Well there's still shit to talk about from December and I'm going to get right to the point: Sunburn. One of the biggest music festivals in the world. DJs from all corners of the earth converge at Candolim beach in Goa and the party is on for three whole days. People from all over the world come to Goa for this event. It's beautiful. If you think this blog is actually about Sunburn, however, you should probably navigate your browser elsewhere.

Now one of the things I like most about this festival is all the hot girls in bikinis. Like... oh... my... god. I'm not even kidding. Babes and bikinis.

And it's not even just the foreign girls. The Indian girls are hot. And I'm not saying that with surprise, obviously Indian girls are hot, but JFC, there were so many and they were so hot and awesome. Where the hell are all these girls once Sunburn is over?

A cheeky bastard in the back shouts: "They went back to north India!"


Hey, asshole! Fuck you.

But no, seriously, north Indian girls have it going on. That's not to say that I don't like girls from south India or for that matter other parts of India (or indeed, the world), I'm just saying I happened to see a lot of hot north Indian girls there. In bikinis. Looking bloody awesome. For the sake of brevity and also to not sound like a perv (which I'm not. No, really) I will leave the rest to your imagination. Especially this one girl that was there, who was short and perfectly proportioned and I just wanted to DIE...

Anyway, there were just so many of them. Are all of them taken? But of course. Which then brings me to the hordes of north Indian guys I saw.
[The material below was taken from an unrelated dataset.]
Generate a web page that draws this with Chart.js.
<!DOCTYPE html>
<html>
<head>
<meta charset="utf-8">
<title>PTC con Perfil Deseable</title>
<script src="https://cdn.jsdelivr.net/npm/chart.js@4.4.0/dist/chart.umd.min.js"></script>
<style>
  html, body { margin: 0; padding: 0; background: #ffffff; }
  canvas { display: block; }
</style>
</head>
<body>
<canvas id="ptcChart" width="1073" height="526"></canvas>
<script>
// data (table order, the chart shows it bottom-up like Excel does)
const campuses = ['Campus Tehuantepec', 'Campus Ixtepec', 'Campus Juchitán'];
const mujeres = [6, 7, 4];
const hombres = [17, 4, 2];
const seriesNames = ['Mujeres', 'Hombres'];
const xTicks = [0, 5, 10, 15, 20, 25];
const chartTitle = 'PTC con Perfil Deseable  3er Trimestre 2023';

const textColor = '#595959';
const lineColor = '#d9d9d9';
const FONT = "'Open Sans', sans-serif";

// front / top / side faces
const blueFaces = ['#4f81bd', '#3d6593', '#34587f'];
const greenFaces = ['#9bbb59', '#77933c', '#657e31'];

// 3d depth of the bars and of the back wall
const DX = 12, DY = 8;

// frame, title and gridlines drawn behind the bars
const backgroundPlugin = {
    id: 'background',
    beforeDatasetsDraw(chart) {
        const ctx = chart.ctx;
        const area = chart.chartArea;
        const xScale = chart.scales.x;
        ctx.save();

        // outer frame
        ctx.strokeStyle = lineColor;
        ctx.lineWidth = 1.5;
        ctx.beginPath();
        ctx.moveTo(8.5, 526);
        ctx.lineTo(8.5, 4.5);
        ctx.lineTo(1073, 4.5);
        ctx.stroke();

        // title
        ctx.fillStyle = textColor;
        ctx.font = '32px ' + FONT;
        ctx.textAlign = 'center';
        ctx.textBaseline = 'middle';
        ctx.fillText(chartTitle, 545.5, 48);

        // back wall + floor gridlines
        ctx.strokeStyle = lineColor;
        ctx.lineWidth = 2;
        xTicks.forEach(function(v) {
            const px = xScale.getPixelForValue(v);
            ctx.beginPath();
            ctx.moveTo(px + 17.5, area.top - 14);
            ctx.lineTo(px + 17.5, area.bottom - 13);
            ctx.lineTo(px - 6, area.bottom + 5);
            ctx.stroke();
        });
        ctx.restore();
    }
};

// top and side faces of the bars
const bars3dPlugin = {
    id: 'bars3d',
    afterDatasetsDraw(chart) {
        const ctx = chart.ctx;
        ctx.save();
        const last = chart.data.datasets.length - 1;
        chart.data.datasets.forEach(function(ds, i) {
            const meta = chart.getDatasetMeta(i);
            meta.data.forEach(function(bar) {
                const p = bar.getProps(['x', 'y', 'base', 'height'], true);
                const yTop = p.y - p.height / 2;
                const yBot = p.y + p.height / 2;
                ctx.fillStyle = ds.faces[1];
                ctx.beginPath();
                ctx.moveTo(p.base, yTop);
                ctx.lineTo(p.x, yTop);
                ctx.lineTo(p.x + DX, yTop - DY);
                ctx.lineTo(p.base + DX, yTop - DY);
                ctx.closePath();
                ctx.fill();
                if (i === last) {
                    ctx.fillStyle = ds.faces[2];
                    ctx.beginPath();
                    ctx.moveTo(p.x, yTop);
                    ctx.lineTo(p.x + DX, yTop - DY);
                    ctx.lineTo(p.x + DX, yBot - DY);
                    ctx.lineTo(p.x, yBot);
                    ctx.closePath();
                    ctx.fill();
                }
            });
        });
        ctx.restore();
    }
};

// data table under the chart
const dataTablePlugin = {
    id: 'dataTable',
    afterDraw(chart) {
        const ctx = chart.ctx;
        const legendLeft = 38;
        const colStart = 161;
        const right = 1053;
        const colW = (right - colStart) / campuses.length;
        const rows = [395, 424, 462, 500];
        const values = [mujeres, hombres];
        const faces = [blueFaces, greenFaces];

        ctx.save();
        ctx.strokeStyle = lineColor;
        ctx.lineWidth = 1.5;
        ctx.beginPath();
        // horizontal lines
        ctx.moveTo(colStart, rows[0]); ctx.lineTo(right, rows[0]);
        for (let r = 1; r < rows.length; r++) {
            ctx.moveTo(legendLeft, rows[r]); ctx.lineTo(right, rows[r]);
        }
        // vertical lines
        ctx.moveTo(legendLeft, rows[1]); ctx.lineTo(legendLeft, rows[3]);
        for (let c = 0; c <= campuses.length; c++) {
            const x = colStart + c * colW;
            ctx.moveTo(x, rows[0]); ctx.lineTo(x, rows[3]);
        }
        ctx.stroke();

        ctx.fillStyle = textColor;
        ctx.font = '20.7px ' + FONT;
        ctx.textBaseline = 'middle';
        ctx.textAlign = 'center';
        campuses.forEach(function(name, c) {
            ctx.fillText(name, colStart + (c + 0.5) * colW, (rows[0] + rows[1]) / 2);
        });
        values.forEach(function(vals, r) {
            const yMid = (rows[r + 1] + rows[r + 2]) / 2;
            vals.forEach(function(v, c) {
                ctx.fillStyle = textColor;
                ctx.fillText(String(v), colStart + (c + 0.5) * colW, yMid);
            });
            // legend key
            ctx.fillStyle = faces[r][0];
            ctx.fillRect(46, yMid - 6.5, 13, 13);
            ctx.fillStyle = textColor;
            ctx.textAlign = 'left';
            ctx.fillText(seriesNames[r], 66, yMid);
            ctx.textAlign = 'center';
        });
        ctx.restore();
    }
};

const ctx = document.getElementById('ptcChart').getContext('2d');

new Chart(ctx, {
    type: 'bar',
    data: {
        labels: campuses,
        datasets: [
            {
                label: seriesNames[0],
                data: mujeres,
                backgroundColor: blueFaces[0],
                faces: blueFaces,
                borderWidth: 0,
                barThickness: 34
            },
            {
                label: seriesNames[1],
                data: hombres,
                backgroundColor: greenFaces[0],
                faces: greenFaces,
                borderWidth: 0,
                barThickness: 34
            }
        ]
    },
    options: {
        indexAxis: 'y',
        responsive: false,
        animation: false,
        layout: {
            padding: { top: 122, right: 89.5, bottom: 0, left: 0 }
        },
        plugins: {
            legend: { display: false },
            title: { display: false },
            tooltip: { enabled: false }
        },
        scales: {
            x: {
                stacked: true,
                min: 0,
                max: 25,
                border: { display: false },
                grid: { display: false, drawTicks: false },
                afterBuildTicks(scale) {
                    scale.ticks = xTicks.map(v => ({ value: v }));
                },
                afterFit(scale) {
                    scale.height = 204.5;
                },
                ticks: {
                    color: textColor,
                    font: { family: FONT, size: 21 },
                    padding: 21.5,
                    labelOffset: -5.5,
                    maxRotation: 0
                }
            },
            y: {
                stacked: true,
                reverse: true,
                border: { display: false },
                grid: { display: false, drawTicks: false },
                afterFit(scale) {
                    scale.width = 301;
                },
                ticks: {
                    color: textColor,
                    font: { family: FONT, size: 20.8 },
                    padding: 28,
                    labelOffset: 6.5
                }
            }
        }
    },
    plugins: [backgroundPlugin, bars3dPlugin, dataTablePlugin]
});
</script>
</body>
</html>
Now I'm sure that the staggering majority of them are absolutely normal, good people. But what I can't stand is just the generic north Indian guy, which is pretty much all I saw there. Tall. Well built(ish). Fair. And good hair. All the same. Every one of them. So boring. What do girls see in them? Besides all the stuff I just mentioned? Pfftt...

What is with them? Why are they all so high on themselves? They think they can do whatever they want and they own everything. They have a lot of money and all drive around in Honda Citys or ride around on BMW bikes or whatever, and wear those tight fighting shirts and shades and gel up their hair. I reiterate: Pfftt...
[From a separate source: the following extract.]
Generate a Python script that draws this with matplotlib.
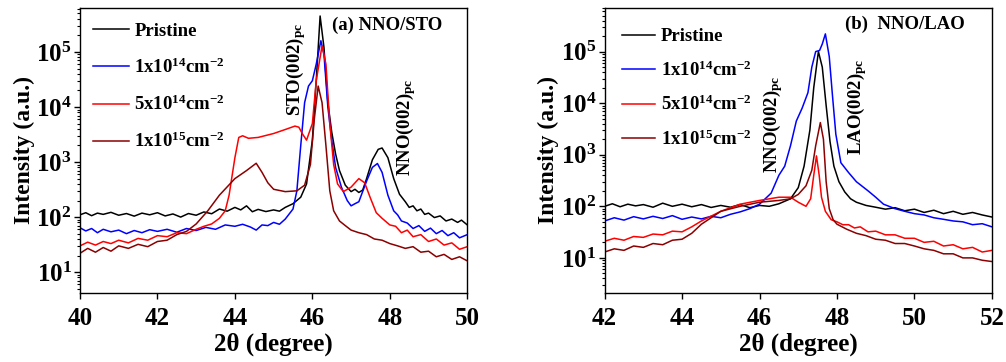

Now I don't know what great hopes I had there. But it just so happened that I wound up next to this "couple", with this guy who had his arms around a girl. She seemed to be an NRI, and he was one of the above mentioned generic north Indians. It soon became apparent that they had just met. So unfair! God, does personality have no bearing in this world? Is it all about raw looks and power? And as they were bumping and grinding to the beats (hahaha, that phrase always cracks me up) and I watched on in :facepalm: mode, I could catch snippets of their conversation. Finally, in attempts to impress her further I guess, he said "Do you want me to speak in Hindi for you? I could speak in Hindi for you..." at which point I had to get the hell out of there and burst out laughing. That really made my day. What a retard. I can speak Hindi for you? Is that not just fucking lame? And its as if its such a romantic language or something! Sure, fine, he got the girl, which is the most important thing, but I will never forget that line.

Sunburn is always fucking crazy. Only this year there was no smoking/drugs at the venue. And also the host, Nikhil Chinapa, got drunk and made us all bored with his "Sunburn family" speech every three minutes. But the amalgam of people, from every corner of the world... so many beautiful faces. and a sea of hands before a beautiful laser lit stage... its fantastic in itself man. Totally worth the 5k I spent. Oh, and did I mention a lot of hot girls in their summer clothes were there?

Those who know Sean from Blackpool knew that he couldn't make it this year, because I met a lot of English people, and I couldn't blow my cover. So I was just Sean from Texas. Meh. But as a good friend pointed out to me after I related to him the above story, maybe next time I should just get drunk and pretend I'm from north India. Hmmm. Changing your accent can only do so much, it can't perform miracles.

Oh, and I'm not racist; I hate everyone equally.